PALAVRAS CHAVES: NEPOTISMO. AGENTES POLÍTICOS. PRINCÍPIO DA MORALIDADE. PRINCÍPIO DA IMPESSOALIDADE. PRINCÍPIO DA EFICIÊNCIA. IN DUBIO PRO SOCIETATIS. EFETIVAÇÃO DA VONTADE DA CONSTITUIÇÃO.
SUMÁRIO: 1. INTRODUÇÃO. 2. ASPECTOS GERAIS SOBRE O NEPOTISMO. 2.1 CONCEITUAÇÃO. 2.2 PROCESSO HISTÓRICO-EVOLUTIVO DO NEPOTISMO 3. ANÁLISE CRÍTICA SOBRE A INCIDÊNCIA DA SÚMULA VINCULANTE Nº13 AOS AGENTES POLÍTICOS 4. CONCLUSÃO.
1. INTRODUÇÃO
O nepotismo está entrelaçado com a própria história do descobrimento do Brasil, em que os espaços públicos eram dominados pelos interesses pessoais. Na própria Carta de descobrimento do Brasil, escrita por Pedro Vaz de Caminha, ao rei de Portugal, aquele pedia ao monarca um emprego para seu genro.

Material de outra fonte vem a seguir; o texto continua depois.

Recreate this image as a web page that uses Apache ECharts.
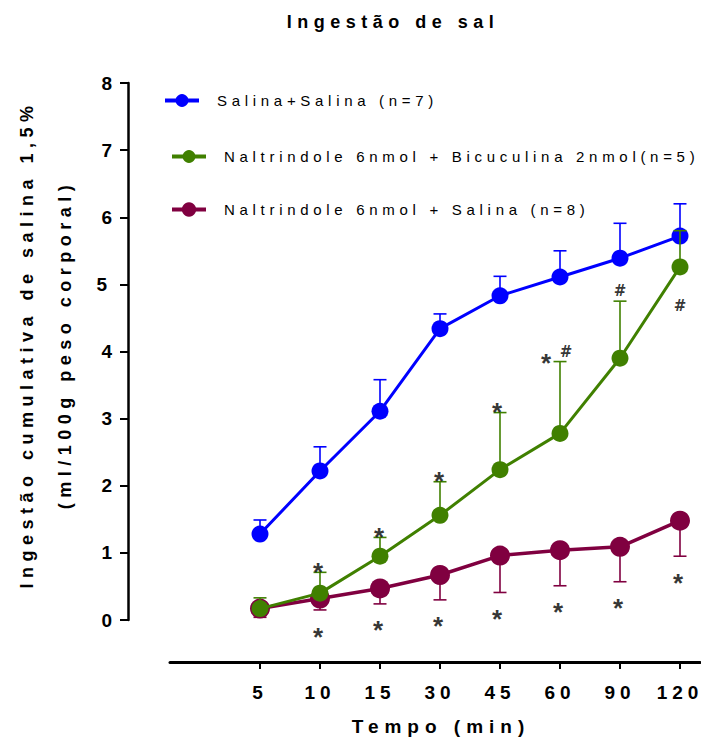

Essa prática que desvia a finalidade do interesse público persiste até hoje, aviltando princípios constitucionais expressos, como o princípio da moralidade, da impessoalidade e da eficiência, bem como implícitos, como o princípio do superior interesse público e da indisponibilidade do interesse público que formam a pedra toque do regime administrativo constitucional.
Para tanto, far-se-á uma análise sobre os aspectos gerais do nepotismo, sua conceituação, processo histórico-evolutivo, demonstrando o entendimento tradicional de não incidência da súmula vinculante nº13 aos agentes políticos, suas correntes e adoção do entendimento que melhor resguarda o interesse público diante de um panorama principiológico pro futuro.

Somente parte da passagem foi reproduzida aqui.